Rescuers had hoped to finish the drilling late on Thursday but had to suspend it after the platform on which the auger machine is placed was damaged, and subsequently a metal pipe was found stuck to the machine, requiring it to be reassembled, a government statement said.
An estimated 10-12 metres (33-39 feet) of the debris pile is left to be drilled through. Work resumed on Friday evening only to be suspended soon after as the machine ran into a new obstacle, officials said, without elaborating.
Authorities have not said what caused the tunnel collapse, but the region is prone to landslides, earthquakes and floods.

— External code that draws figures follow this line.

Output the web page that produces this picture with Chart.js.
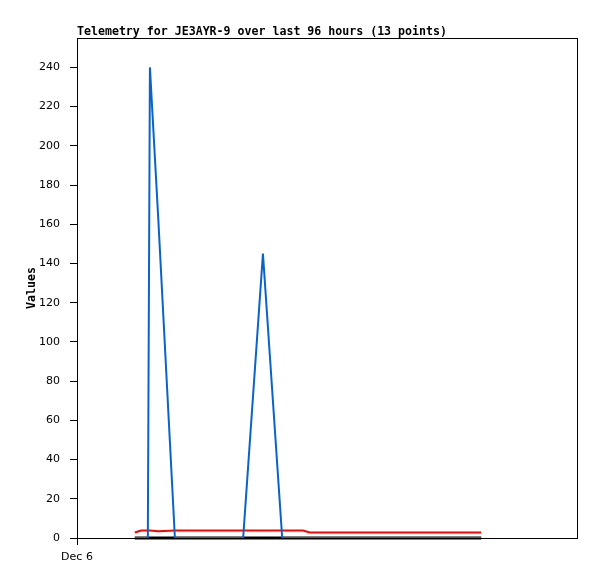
<!DOCTYPE html>
<html>
<head>
<meta charset="utf-8">
<script src="https://cdn.jsdelivr.net/npm/chart.js@4/dist/chart.umd.min.js"></script>
<style>
  html, body { margin: 0; padding: 0; background: #fff; }
  #wrap { width: 597px; height: 579px; }
</style>
</head>
<body>
<div id="wrap"><canvas id="myChart" width="597" height="579"></canvas></div>
<script>
let titleText = 'Telemetry for JE3AYR-9 over last 96 hours (13 points)';
let yTitle = 'Values';
// hours since Dec 6 00:00
let hours = [11.1, 12.3, 13.6, 14.0, 15.6, 18.8, 31.9, 35.7, 39.4, 43.4, 44.7, 62.0, 77.6];
let blueValues = [0, 0, 0, 240, 163, 0, 0, 145, 0, 0, 0, 0, 0];
let redValues = [2.8, 3.8, 3.8, 3.8, 3.5, 3.8, 3.8, 3.8, 3.8, 3.8, 2.8, 2.8, 2.8];
let blackValues = [0, 0, 0, 0, 0, 0, 0, 0, 0, 0, 0, 0, 0];
let xTickLabels = {0: 'Dec 6'};

let toPoints = (vals) => vals.map((v, i) => ({x: hours[i], y: v}));

// box round the plot, title and y title
let frame = {
  id: 'frame',
  afterDraw: (chart) => {
    let c = chart.ctx, a = chart.chartArea;
    c.save();
    c.strokeStyle = '#000';
    c.lineWidth = 1;
    c.strokeRect(Math.floor(a.left) + 0.5, Math.floor(a.top) + 0.5, Math.round(a.right - a.left), Math.round(a.bottom - a.top));
    c.fillStyle = '#000';
    c.font = 'bold 11.6px "DejaVu Sans Mono"';
    c.textBaseline = 'alphabetic';
    c.fillText(titleText, a.left, a.top - 3);
    c.translate(35, (a.top + a.bottom) / 2);
    c.rotate(-Math.PI / 2);
    c.textAlign = 'center';
    c.fillText(yTitle, 0, 0);
    c.restore();
  }
};

let ctx = document.getElementById('myChart').getContext('2d');
let myChart = new Chart(ctx, {
  type: 'line',
  data: {
    datasets: [
      {data: toPoints(blueValues), borderColor: '#0a64c8', borderWidth: 2, order: 1, clip: 4},
      {data: toPoints(blackValues), borderColor: '#000', borderWidth: 3, order: 2, clip: 4},
      {data: toPoints(redValues), borderColor: '#ff0000', borderWidth: 2, order: 3, clip: 4}
    ]
  },
  plugins: [frame],
  options: {
    responsive: false,
    animation: false,
    layout: {padding: {left: 0, right: 20, top: 38, bottom: 0}},
    elements: {point: {radius: 0}, line: {tension: 0}},
    plugins: {legend: {display: false}, tooltip: {enabled: false}},
    scales: {
      x: {
        type: 'linear',
        min: 0,
        max: 96,
        afterBuildTicks: (s) => { s.ticks = [{value: 0}]; },
        afterFit: (s) => { s.height = 41; },
        border: {display: false},
        grid: {drawOnChartArea: false, tickLength: 7, color: '#000'},
        ticks: {
          color: '#000',
          font: {family: 'DejaVu Sans', size: 11},
          padding: 6,
          maxRotation: 0,
          callback: (v) => xTickLabels[v] || ''
        }
      },
      y: {
        min: 0,
        max: 255,
        afterBuildTicks: (s) => {
          let t = [];
          for (let v = 0; v <= 240; v += 20) t.push({value: v});
          s.ticks = t;
        },
        afterFit: (s) => { s.width = 77; },
        border: {display: false},
        grid: {drawOnChartArea: false, tickLength: 7, color: '#000'},
        ticks: {color: '#000', font: {family: 'DejaVu Sans', size: 11}, padding: 10}
      }
    }
  }
});
</script>
</body>
</html>
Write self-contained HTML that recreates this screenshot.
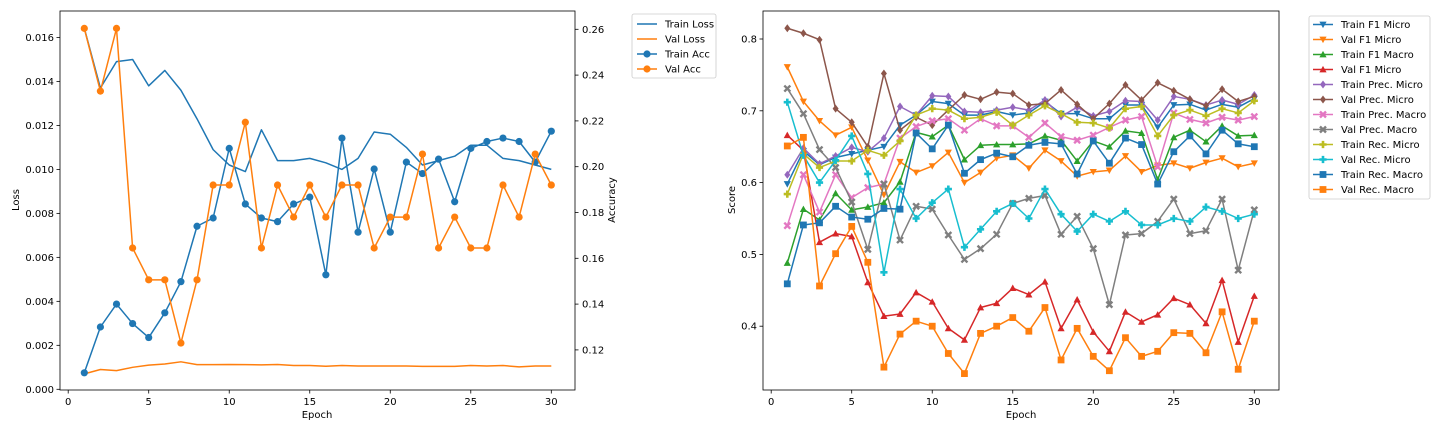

The tunnel did not have an emergency exit and was built through a geological fault, a member of a panel of experts investigating the disaster told Reuters on the condition of anonymity on Friday.
The rescue plan involves pushing a pipe wide enough to pull the trapped men out on wheeled stretchers. Rescue workers rehearsed the evacuation by going into the pipe and being pulled out on stretchers, a video clip provided by authorities showed.
A second plan to drill vertically from atop the hill is also being pursued and the drilling machines are being assembled, the statement said.
The men have been getting cooked food since a larger lifeline pipe was pushed through earlier this week and the statement said they were sent 200 rotis or Indian round flat bread, lentils and vegetable curry.
More than a dozen doctors, including psychiatrists, have been at the site, talking to the men and monitoring their health.
They have been told to do light yoga exercises, walk around in the 2-km space they have been confined to, and keep talking to each other. Rohit Gondwal, a psychiatrist, told Reuters they were also considering sending playing cards and board games such as ludo and chess.
The collapsed tunnel is on the Char Dham pilgrimage route, one of the most ambitious projects of Prime Minister Narendra Modi's government.
It aims to link four key Hindu pilgrimage sites with 890 km (550 miles) of two-lane road, at a cost of $1.5 billion.